Archduke Charles Stephen put aside his career in the navy and centered his ambitions in creating a Polish branch of the house of Habsburg. He encouraged all of his children to become Polish and Archduchess Mechtildis, like her sister Archduchess Renata, married a Polish Prince, Olgierd Czartoryski, in 1913. The marriage took place on 11 January 1913 at Saybusch Castle, two days after her eldest sister Archduchess Eleonora married Alfons von Kloss. Mechtildis had to renounce all of her titles, along with the style of Imperial and Royal Highness, since Prince Olgierd Czartoryski did not belong to a royal family. The couple had four children, two sons and two daughters, and lived on a Czartoryski estate in Poland. At the outbreak of World War II they fled to South America and stayed initially at Petropolis with members of the Brazilian imperial family, the Orléans-Braganza.
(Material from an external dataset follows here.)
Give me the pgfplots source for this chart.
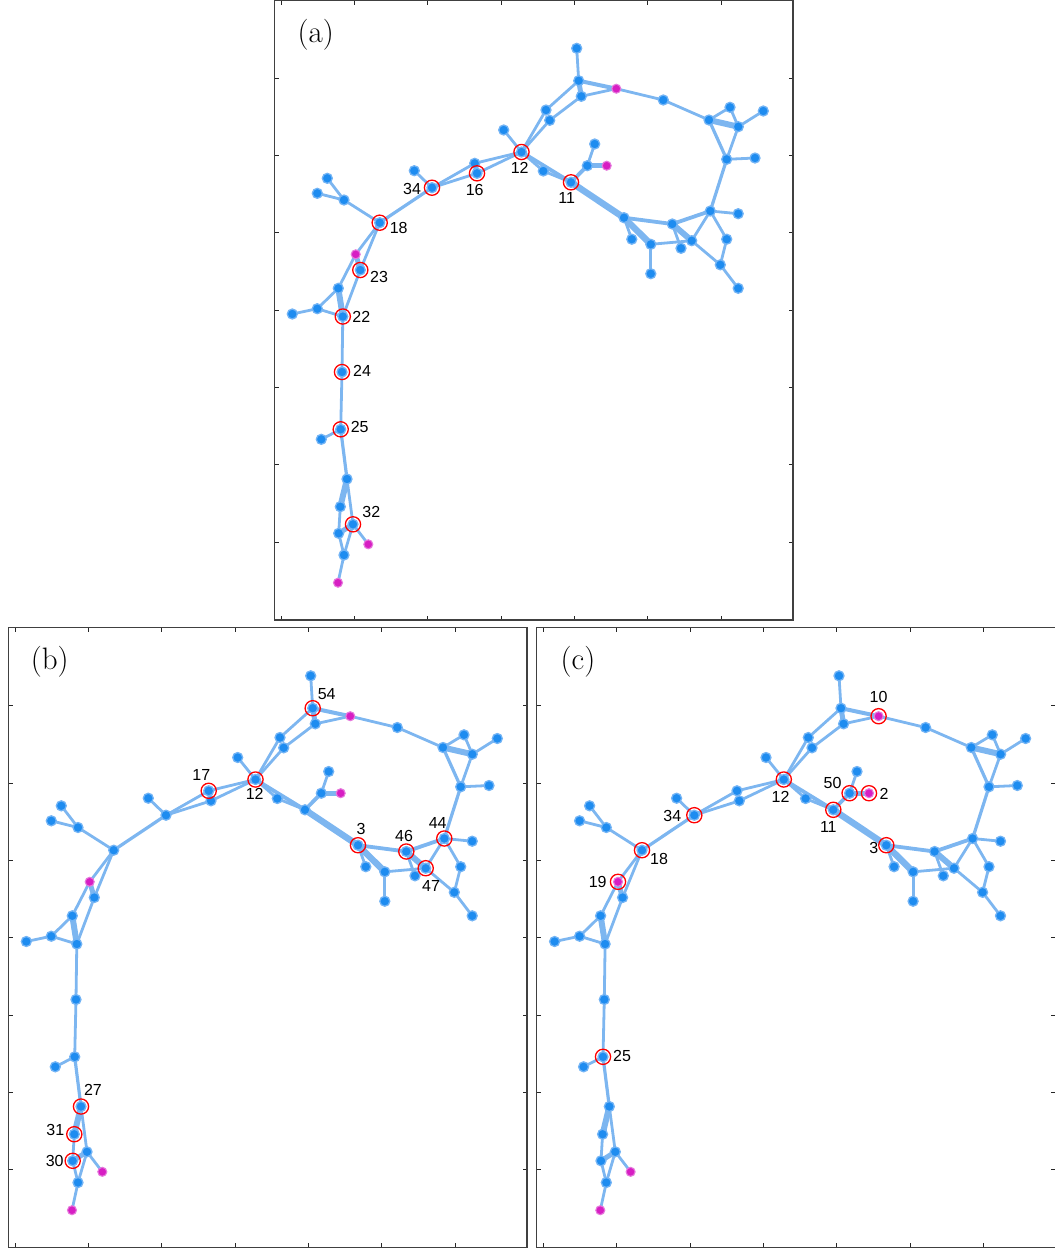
\documentclass[border=0pt]{standalone}
\usepackage{pgfplots}
\pgfplotsset{compat=1.18}
\usepackage{fontspec}
\newfontfamily\labfont{Liberation Sans}

\definecolor{edgeblue}{RGB}{125,182,240}
\definecolor{nodeblue}{RGB}{30,140,240}
\definecolor{halo}{RGB}{115,180,245}
\definecolor{magfill}{RGB}{215,30,195}
\definecolor{maghalo}{RGB}{230,120,220}

% ---- graph layout (same node positions in every panel) ----
\makeatletter
\newcommand\bluelist{}
\newcommand\maglist{}
\newcommand\gnode[3]{%
  \expandafter\gdef\csname gx@#1\endcsname{#2}%
  \expandafter\gdef\csname gy@#1\endcsname{#3}%
  \xdef\bluelist{\bluelist(#2,#3) }}
\newcommand\mnode[3]{%
  \expandafter\gdef\csname gx@#1\endcsname{#2}%
  \expandafter\gdef\csname gy@#1\endcsname{#3}%
  \xdef\maglist{\maglist(#2,#3) }}
\makeatother
\newcommand\gx[1]{\csname gx@#1\endcsname}
\newcommand\gy[1]{\csname gy@#1\endcsname}

\gnode{n18}{105.2}{222.7}
\gnode{n34}{157.5}{187.7}
\gnode{l34}{139.8}{170.7}
\gnode{n17}{200.2}{163.3}
\gnode{n16}{202.5}{173.3}
\gnode{n12}{247.0}{152.0}
\gnode{l12}{229.2}{130.0}
\gnode{nA}{69.5}{200.0}
\gnode{lA1}{52.8}{178.3}
\gnode{lA2}{42.8}{193.3}
\mnode{m19}{81.2}{254.3}
\gnode{n23}{85.8}{270.0}
\gnode{nB}{63.8}{288.3}
\gnode{nC}{42.8}{308.7}
\gnode{n22}{68.3}{316.5}
\gnode{lC}{17.8}{314.0}
\gnode{n24}{67.5}{372.0}
\gnode{n25}{66.2}{429.3}
\gnode{l25}{46.8}{439.3}
\gnode{n27}{72.5}{479.0}
\gnode{n31}{65.8}{506.7}
\gnode{n30}{64.2}{533.3}
\gnode{n32}{78.5}{524.3}
\mnode{mD}{93.8}{544.3}
\gnode{nE}{69.5}{555.0}
\mnode{mE}{63.5}{582.7}
\gnode{nF}{271.5}{110.0}
\gnode{nG}{275.2}{120.3}
\gnode{lT}{302.2}{48.3}
\gnode{n54}{304.2}{80.7}
\gnode{nH}{306.8}{96.3}
\mnode{m10}{341.8}{88.7}
\gnode{nI}{388.8}{100.0}
\gnode{nJ}{434.5}{120.0}
\gnode{nK}{455.5}{107.3}
\gnode{nL}{463.8}{126.7}
\gnode{lL}{488.8}{111.0}
\gnode{nM}{452.2}{159.3}
\gnode{lM}{480.5}{158.0}
\gnode{n44}{435.8}{211.0}
\gnode{l44}{463.7}{213.7}
\gnode{n46}{397.8}{224.0}
\gnode{n47}{417.2}{240.7}
\gnode{l46}{406.5}{248.3}
\gnode{nN}{452.2}{239.2}
\gnode{nO}{445.8}{264.8}
\gnode{lO}{463.7}{288.3}
\gnode{n3}{349.5}{217.7}
\gnode{l3}{357.3}{239.2}
\gnode{nP}{376.3}{244.3}
\gnode{lP}{376.3}{273.7}
\gnode{n11}{296.5}{182.3}
\gnode{nQ}{268.8}{171.0}
\gnode{n50}{312.8}{165.7}
\gnode{l50}{320.2}{144.0}
\mnode{m2}{332.2}{165.7}

\newcommand\gedge[3][2.8]{\edef\tmp{\noexpand\addplot[edge,line width=#1pt] coordinates {(\gx{#2},\gy{#2}) (\gx{#3},\gy{#3})};}\tmp}
\newcommand\ring[1]{\edef\tmp{\noexpand\addplot[ring] coordinates {(\gx{#1},\gy{#1})};}\tmp}
\newcommand\lab[3]{\node[font=\labfont\fontsize{16}{18}\selectfont] at (axis cs:#1,#2) {#3};}
\newcommand\panel[1]{\node[font=\fontsize{31}{35}\selectfont] at (axis cs:41.2,34.5) {(#1)};}

\newcommand\drawgraph{%
  % lower chain
  \gedge[3.2]{n18}{n34}
  \gedge{n34}{l34}
  \gedge{n34}{n17}
  \gedge{n34}{n16}
  \gedge{n17}{n12}
  \gedge{n16}{n12}
  \gedge{n12}{l12}
  \gedge{n18}{nA}
  \gedge{nA}{lA1}
  \gedge{nA}{lA2}
  \gedge{n18}{m19}
  \gedge{n18}{n23}
  \gedge[5]{m19}{n23}
  \gedge{m19}{nB}
  \gedge{n23}{n22}
  \gedge[6]{nB}{n22}
  \gedge{nB}{nC}
  \gedge{nC}{n22}
  \gedge{nC}{lC}
  \gedge{n22}{n24}
  \gedge{n24}{n25}
  \gedge{n25}{l25}
  \gedge[3.2]{n25}{n27}
  \gedge[6]{n27}{n31}
  \gedge{n27}{n32}
  \gedge{n31}{n30}
  \gedge[5]{n30}{n32}
  \gedge{n30}{nE}
  \gedge{n32}{nE}
  \gedge{n32}{mD}
  \gedge{nE}{mE}
  % upper loop
  \gedge{n12}{nF}
  \gedge{n12}{nG}
  \gedge{nF}{n54}
  \gedge{nG}{nH}
  \gedge{lT}{n54}
  \gedge[5]{n54}{nH}
  \gedge[4]{n54}{m10}
  \gedge{nH}{m10}
  \gedge{m10}{nI}
  \gedge{nI}{nJ}
  \gedge{nJ}{nK}
  \gedge[6]{nJ}{nL}
  \gedge{nK}{nL}
  \gedge{nL}{lL}
  \gedge[3.2]{nJ}{nM}
  \gedge{nL}{nM}
  \gedge{nM}{lM}
  \gedge[3.2]{nM}{n44}
  \gedge{n44}{l44}
  \gedge[3.8]{n44}{n46}
  \gedge{n44}{n47}
  \gedge{n44}{nN}
  \gedge{nN}{nO}
  \gedge{nO}{lO}
  \gedge{n47}{nO}
  \gedge[6]{n46}{n47}
  \gedge{n46}{l46}
  \gedge[3.8]{n46}{n3}
  \gedge{n3}{l3}
  \gedge[6.5]{n3}{nP}
  \gedge{nP}{n47}
  \gedge{nP}{lP}
  \gedge[6.5]{n11}{n3}
  \gedge{n12}{nQ}
  \gedge{nQ}{n11}
  \gedge[3.8]{n12}{n11}
  \gedge[3.8]{n11}{n50}
  \gedge{n50}{l50}
  \gedge[5]{n50}{m2}
  % nodes
  \edef\tmp{\noexpand\addplot[bluenode] coordinates {\bluelist};}\tmp
  \edef\tmp{\noexpand\addplot[magnode] coordinates {\maglist};}\tmp
}

\pgfplotsset{
  edge/.style={color=edgeblue, mark=none, line cap=round},
  bluenode/.style={only marks, mark=*, mark size=5.0pt,
    mark options={fill=nodeblue, draw=halo, line width=1.3pt}},
  magnode/.style={only marks, mark=*, mark size=4.5pt,
    mark options={fill=magfill, draw=maghalo, line width=1.1pt}},
  ring/.style={only marks, mark=o, mark size=7.6pt,
    mark options={draw=red, line width=1.3pt, fill=none}},
  netpanel/.style={
    scale only axis, width=518.5pt, height=620pt,
    xmin=0, xmax=518.5, ymin=0, ymax=620, y dir=reverse,
    xtick={6.8,80.1,153.4,226.7,300,373.3,446.6},
    ytick={78.3,155.6,232.9,310.2,387.5,464.8,542.1},
    xticklabels={}, yticklabels={},
    tick pos=both, tick align=inside, major tick length=4.5pt,
    tick style={line width=1pt, black!85},
    axis line style={line width=1.2pt, black!75},
    clip=false, anchor=north west,
  },
}

\begin{document}
\begin{tikzpicture}
\useasboundingbox (0pt,0pt) rectangle (1055pt,-1251pt);

% (a)
\begin{axis}[netpanel, at={(274.5pt,0pt)}]
  \drawgraph
  \ring{n34}\ring{n16}\ring{n12}\ring{n11}\ring{n18}
  \ring{n23}\ring{n22}\ring{n24}\ring{n25}\ring{n32}
  \lab{137.5}{189.3}{34}
  \lab{200.2}{190.0}{16}
  \lab{245.2}{167.7}{12}
  \lab{292.2}{197.7}{11}
  \lab{124.2}{227.7}{18}
  \lab{104.5}{277.3}{23}
  \lab{86.8}{317.3}{22}
  \lab{87.5}{370.7}{24}
  \lab{85.2}{426.7}{25}
  \lab{96.8}{511.7}{32}
  \panel{a}
\end{axis}

% (b)
\begin{axis}[netpanel, at={(8.5pt,-627.5pt)}]
  \drawgraph
  \ring{n17}\ring{n12}\ring{n54}\ring{n3}\ring{n46}
  \ring{n44}\ring{n47}\ring{n27}\ring{n31}\ring{n30}
  \lab{192.8}{147.3}{17}
  \lab{246.2}{166.7}{12}
  \lab{318.2}{66.3}{54}
  \lab{352.5}{201.3}{3}
  \lab{395.5}{208.0}{46}
  \lab{429.2}{195.7}{44}
  \lab{422.5}{258.0}{47}
  \lab{84.5}{462.3}{27}
  \lab{46.8}{502.0}{31}
  \lab{46.2}{533.0}{30}
  \panel{b}
\end{axis}

% (c)
\begin{axis}[netpanel, at={(536.8pt,-627.5pt)}]
  \drawgraph
  \ring{m10}\ring{n50}\ring{m2}\ring{n12}\ring{n11}
  \ring{n3}\ring{n34}\ring{n18}\ring{m19}\ring{n25}
  \lab{341.8}{69.0}{10}
  \lab{295.8}{155.7}{50}
  \lab{347.2}{166.4}{2}
  \lab{243.7}{169.4}{12}
  \lab{291.5}{199.7}{11}
  \lab{336.9}{220.0}{3}
  \lab{135.5}{188.3}{34}
  \lab{122.2}{231.4}{18}
  \lab{60.9}{254.3}{19}
  \lab{85.2}{428.0}{25}
  \panel{c}
\end{axis}
\end{tikzpicture}
\end{document}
Prince Olgierd was for many years the Ambassador of the Sovereign Military Order of Malta to Brazil and Paraguay. Archduchess Mechthildis died on 6 February 1966 in Rio de Janeiro, her husband eleven years later. They have descendants in Brazil and in Europe.

==Children==
Archduchess Mechthildis and her husband Prince Olgierd Czartoryski (1888–1977) had four children:
- Prince Constantine Czartoryski (9 December 1913 – 31 August 1989); married Countess Karolina Plater-Zyberk
- Princess Cecylia Czartoryska (9 April 1915 – 19 April 2011); married Count Jerzy Rostworowski.
- Princess Izabella Czartoryska (8 August 1917 – 2015); married Count Raphael Bninski.